DATA —
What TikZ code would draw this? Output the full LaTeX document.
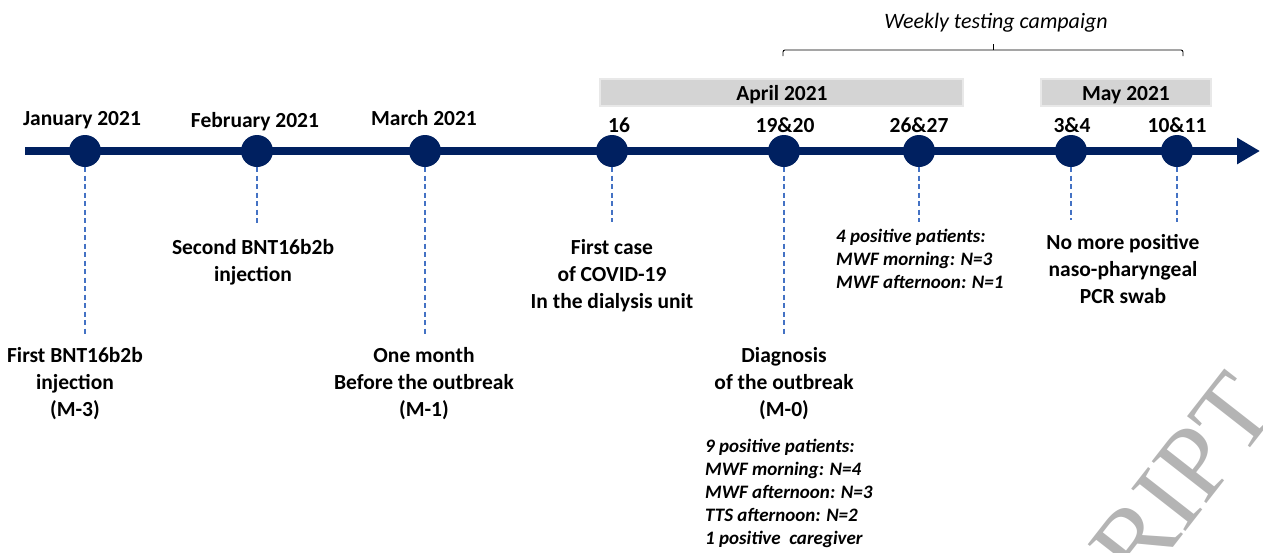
\documentclass[tikz,border=0pt]{standalone}
\usepackage{fontspec}
\setmainfont{Carlito}
\newfontfamily\wmfont{Liberation Serif}
\usetikzlibrary{arrows.meta,calc}
\definecolor{navy}{HTML}{002060}
\definecolor{guideblue}{HTML}{4472C4}
\definecolor{bandgray}{HTML}{D4D4D4}
\definecolor{bandhalo}{HTML}{E8E8E8}
\definecolor{wmgray}{HTML}{B4B4B4}
\begin{document}
\begin{tikzpicture}[x=1pt,y=-1pt,
  dot/.style={circle,fill=navy,minimum size=32pt,inner sep=0pt},
  lbl/.style={font=\fontsize{21.5}{27}\selectfont\bfseries,align=center,inner sep=0pt},
  datelbl/.style={font=\fontsize{21.5}{27}\selectfont\bfseries,inner sep=0pt,anchor=base},
  note/.style={font=\fontsize{19}{23}\selectfont\bfseries\itshape,align=left,inner sep=0pt,anchor=north west},
  guide/.style={draw=guideblue,line width=1.1pt,dash pattern=on 5pt off 3.5pt},
]
\useasboundingbox (0,0) rectangle (1263,552);
\begin{scope}
\clip (0,0) rectangle (1263,552);
\node[rotate=52,anchor=base west,text=wmgray,font=\wmfont\fontsize{105}{105}\selectfont,inner sep=0pt] (wm) at (1097,645) {CRIPT};
\end{scope}

% month bands
\fill[bandhalo] (599,78) rectangle (964,107);
\fill[bandgray] (601,80) rectangle (962,105);
\fill[bandhalo] (1040,78) rectangle (1212,107);
\fill[bandgray] (1042,80) rectangle (1210,105);
\node[datelbl] (apr) at (782,100) {April 2021};
\node[datelbl] (may) at (1126,100) {May 2021};

% bracket
\node[font=\fontsize{22}{26}\selectfont\itshape,inner sep=0pt,anchor=base] (wk) at (996,28) {Weekly testing campaign};
\coordinate (bl) at (783,50);
\coordinate (br) at (1183,50);
\coordinate (bm) at (993,50);
\draw[line width=0.9pt,rounded corners=2pt] ($(bl)+(0,6)$) -- (bl) -- (br) -- ($(br)+(0,6)$);
\draw[line width=0.9pt] (bm) -- ++(0,-6);

% timeline
\coordinate (tstart) at (25,151);
\coordinate (tend) at (1260,151);
\draw[navy,line width=8pt,-{Triangle[length=23pt,width=25pt]}] (tstart) -- (tend);

\node[dot] (d1) at (85,151) {};
\node[dot] (d2) at (257,151) {};
\node[dot] (d3) at (425,151) {};
\node[dot] (d4) at (612,151) {};
\node[dot] (d5) at (784,151) {};
\node[dot] (d6) at (919,151) {};
\node[dot] (d7) at (1071,151) {};
\node[dot] (d8) at (1177,151) {};

% date labels
\node[datelbl] (t1) at (82,125) {January 2021};
\node[datelbl] (t2) at (255,127) {February 2021};
\node[datelbl] (t3) at (424,125) {March 2021};
\node[datelbl] (t4) at (619,132) {16};
\node[datelbl] (t5) at (785,132) {19\&20};
\node[datelbl] (t6) at (919,132) {26\&27};
\node[datelbl] (t7) at (1072,132) {3\&4};
\node[datelbl] (t8) at (1177,132) {10\&11};

% descriptions
\node[lbl,anchor=north] (l1) at (75,347) {First BNT16b2b\\injection\\(M-3)};
\node[lbl,anchor=north] (l2) at (253,239) {Second BNT16b2b\\injection};
\node[lbl,anchor=north] (l3) at (424,347) {One month\\Before the outbreak\\(M-1)};
\node[lbl,anchor=north] (l4) at (612,239) {First case\\of COVID-19\\In the dialysis unit};
\node[lbl,anchor=north] (l5) at (784,347) {Diagnosis\\of the outbreak\\(M-0)};
\node[note] (l6) at (836,229) {4 positive patients:\\MWF morning: N=3\\MWF afternoon: N=1};
\node[lbl,anchor=north] (l8) at (1123,234) {No more positive\\naso-pharyngeal\\PCR swab};
\node[note] (l9) at (705,439) {9 positive patients:\\MWF morning: N=4\\MWF afternoon: N=3\\TTS afternoon: N=2\\1 positive~ caregiver};

% guides
\draw[guide,shorten >=13pt] (d1.south) -- (d1.south |- l1.north);
\draw[guide,shorten >=14pt] (d2.south) -- (d2.south |- l2.north);
\draw[guide,shorten >=12pt] (d3.south) -- (d3.south |- l3.north);
\draw[guide,shorten >=17pt] (d4.south) -- (d4.south |- l4.north);
\draw[guide,shorten >=10pt] (d5.south) -- (d5.south |- l5.north);
\draw[guide,shorten >=7pt] (d6.south) -- (d6.south |- l6.north);
\draw[guide,shorten >=14pt] (d7.south) -- (d7.south |- l8.north);
\draw[guide,shorten >=12pt] (d8.south) -- (d8.south |- l8.north);
\end{tikzpicture}
\end{document}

REQUIREMENT —
The data should be printed again unchanged; leave its pictures out.

RESULT OF THE TASK —
What TikZ code would draw this? Output the full LaTeX document.
\documentclass[tikz,border=0pt]{standalone}
\usepackage{fontspec}
\setmainfont{Carlito}
\newfontfamily\wmfont{Liberation Serif}
\usetikzlibrary{arrows.meta,calc}
\definecolor{navy}{HTML}{002060}
\definecolor{guideblue}{HTML}{4472C4}
\definecolor{bandgray}{HTML}{D4D4D4}
\definecolor{bandhalo}{HTML}{E8E8E8}
\definecolor{wmgray}{HTML}{B4B4B4}
\begin{document}
\begin{tikzpicture}[x=1pt,y=-1pt,
  dot/.style={circle,fill=navy,minimum size=32pt,inner sep=0pt},
  lbl/.style={font=\fontsize{21.5}{27}\selectfont\bfseries,align=center,inner sep=0pt},
  datelbl/.style={font=\fontsize{21.5}{27}\selectfont\bfseries,inner sep=0pt,anchor=base},
  note/.style={font=\fontsize{19}{23}\selectfont\bfseries\itshape,align=left,inner sep=0pt,anchor=north west},
  guide/.style={draw=guideblue,line width=1.1pt,dash pattern=on 5pt off 3.5pt},
]
\useasboundingbox (0,0) rectangle (1263,552);
\begin{scope}
\clip (0,0) rectangle (1263,552);
\node[rotate=52,anchor=base west,text=wmgray,font=\wmfont\fontsize{105}{105}\selectfont,inner sep=0pt] (wm) at (1097,645) {CRIPT};
\end{scope}

% month bands
\fill[bandhalo] (599,78) rectangle (964,107);
\fill[bandgray] (601,80) rectangle (962,105);
\fill[bandhalo] (1040,78) rectangle (1212,107);
\fill[bandgray] (1042,80) rectangle (1210,105);
\node[datelbl] (apr) at (782,100) {April 2021};
\node[datelbl] (may) at (1126,100) {May 2021};

% bracket
\node[font=\fontsize{22}{26}\selectfont\itshape,inner sep=0pt,anchor=base] (wk) at (996,28) {Weekly testing campaign};
\coordinate (bl) at (783,50);
\coordinate (br) at (1183,50);
\coordinate (bm) at (993,50);
\draw[line width=0.9pt,rounded corners=2pt] ($(bl)+(0,6)$) -- (bl) -- (br) -- ($(br)+(0,6)$);
\draw[line width=0.9pt] (bm) -- ++(0,-6);

% timeline
\coordinate (tstart) at (25,151);
\coordinate (tend) at (1260,151);
\draw[navy,line width=8pt,-{Triangle[length=23pt,width=25pt]}] (tstart) -- (tend);

\node[dot] (d1) at (85,151) {};
\node[dot] (d2) at (257,151) {};
\node[dot] (d3) at (425,151) {};
\node[dot] (d4) at (612,151) {};
\node[dot] (d5) at (784,151) {};
\node[dot] (d6) at (919,151) {};
\node[dot] (d7) at (1071,151) {};
\node[dot] (d8) at (1177,151) {};

% date labels
\node[datelbl] (t1) at (82,125) {January 2021};
\node[datelbl] (t2) at (255,127) {February 2021};
\node[datelbl] (t3) at (424,125) {March 2021};
\node[datelbl] (t4) at (619,132) {16};
\node[datelbl] (t5) at (785,132) {19\&20};
\node[datelbl] (t6) at (919,132) {26\&27};
\node[datelbl] (t7) at (1072,132) {3\&4};
\node[datelbl] (t8) at (1177,132) {10\&11};

% descriptions
\node[lbl,anchor=north] (l1) at (75,347) {First BNT16b2b\\injection\\(M-3)};
\node[lbl,anchor=north] (l2) at (253,239) {Second BNT16b2b\\injection};
\node[lbl,anchor=north] (l3) at (424,347) {One month\\Before the outbreak\\(M-1)};
\node[lbl,anchor=north] (l4) at (612,239) {First case\\of COVID-19\\In the dialysis unit};
\node[lbl,anchor=north] (l5) at (784,347) {Diagnosis\\of the outbreak\\(M-0)};
\node[note] (l6) at (836,229) {4 positive patients:\\MWF morning: N=3\\MWF afternoon: N=1};
\node[lbl,anchor=north] (l8) at (1123,234) {No more positive\\naso-pharyngeal\\PCR swab};
\node[note] (l9) at (705,439) {9 positive patients:\\MWF morning: N=4\\MWF afternoon: N=3\\TTS afternoon: N=2\\1 positive~ caregiver};

% guides
\draw[guide,shorten >=13pt] (d1.south) -- (d1.south |- l1.north);
\draw[guide,shorten >=14pt] (d2.south) -- (d2.south |- l2.north);
\draw[guide,shorten >=12pt] (d3.south) -- (d3.south |- l3.north);
\draw[guide,shorten >=17pt] (d4.south) -- (d4.south |- l4.north);
\draw[guide,shorten >=10pt] (d5.south) -- (d5.south |- l5.north);
\draw[guide,shorten >=7pt] (d6.south) -- (d6.south |- l6.north);
\draw[guide,shorten >=14pt] (d7.south) -- (d7.south |- l8.north);
\draw[guide,shorten >=12pt] (d8.south) -- (d8.south |- l8.north);
\end{tikzpicture}
\end{document}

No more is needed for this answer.